We left Simonstown this morning, although many of us were hoping against hope that we would stay a bit longer, a small hole had been found in the hull but it had been patched and we were on our way to do a stint on Beira Patrol, the morning was spent running up and down just offshore while the engineers checked everything was in working order, we of course were back to keeping watches, no more slacking for us. We had left three crew members behind but thanks to the trials they managed to join us before we left the area.

The Beira Patrol was supposed to stop Rhodesia, which had declared unilateral independence from the UK getting oil, now I have read the Wikipedia entry on the patrol and it sounds intense but take it from me we didn't stop very much getting to Rhodesia. In fact it was quite easy for ships to hug the coast inside international waters and we couldn't touch them, the only ship I remember stopping was one which let us to exercise the boarding party.

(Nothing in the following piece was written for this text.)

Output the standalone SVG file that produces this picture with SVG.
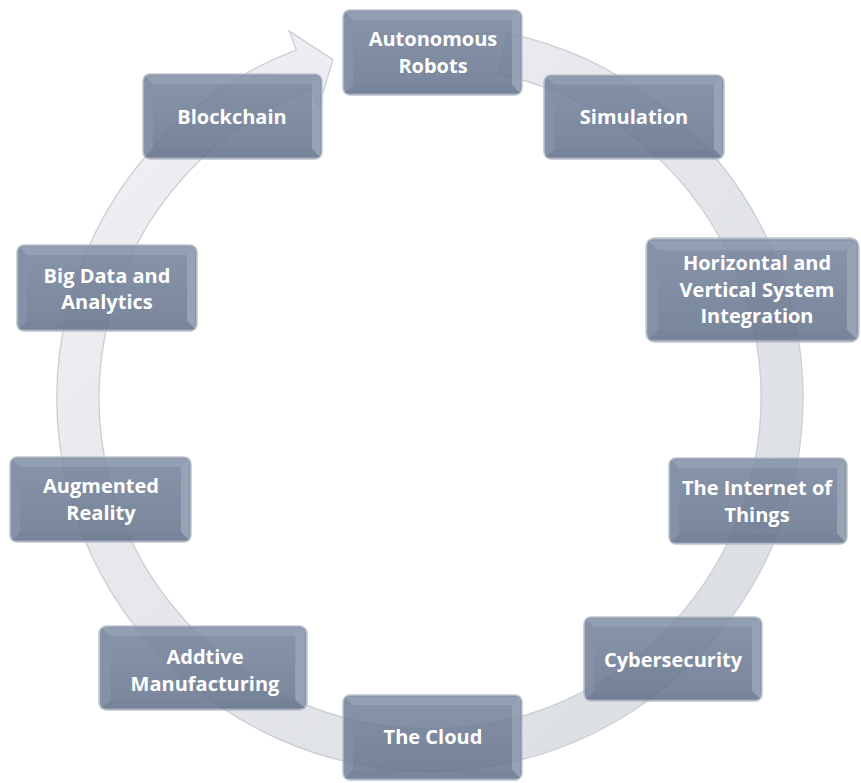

We hit heavy weather on the journey around the Cape and it separated the boys from the men, the Tartar had two small 'wings' or stabilizers on either side of the hull which could be deployed in rough weather, but when goffers came over the bows we had to cling on regardless. We met up with RFA Resurgent to top up with supplies for the many weeks ahead at sea, at least six by all accounts, HMS Hermione was also on patrol but we were only to see her occasionally for a sporting event called 'The Beira Bucket'. This was literally an old bucket which went to the winners of several contests which could be held at sea or on flight decks, tugs of war, deck hockey, volley ball, etc. needless to say being the unsporting type I was not fazed by these antics and kept a low profile or was on watch.

Beira Bucket

RFA Resurgent
  All of us of course were overjoyed to see mail drops by Shackleton's, who, contrary to what I said earlier were RAF and not South African, flying from Madagascar. It was going to be a long summer.


  1. A small hole patched and on our way - these days on a Type 45 it's a complete main propulsion failure and back home for a £5Bn re-build.

    1. Thankfully different days and a different navy.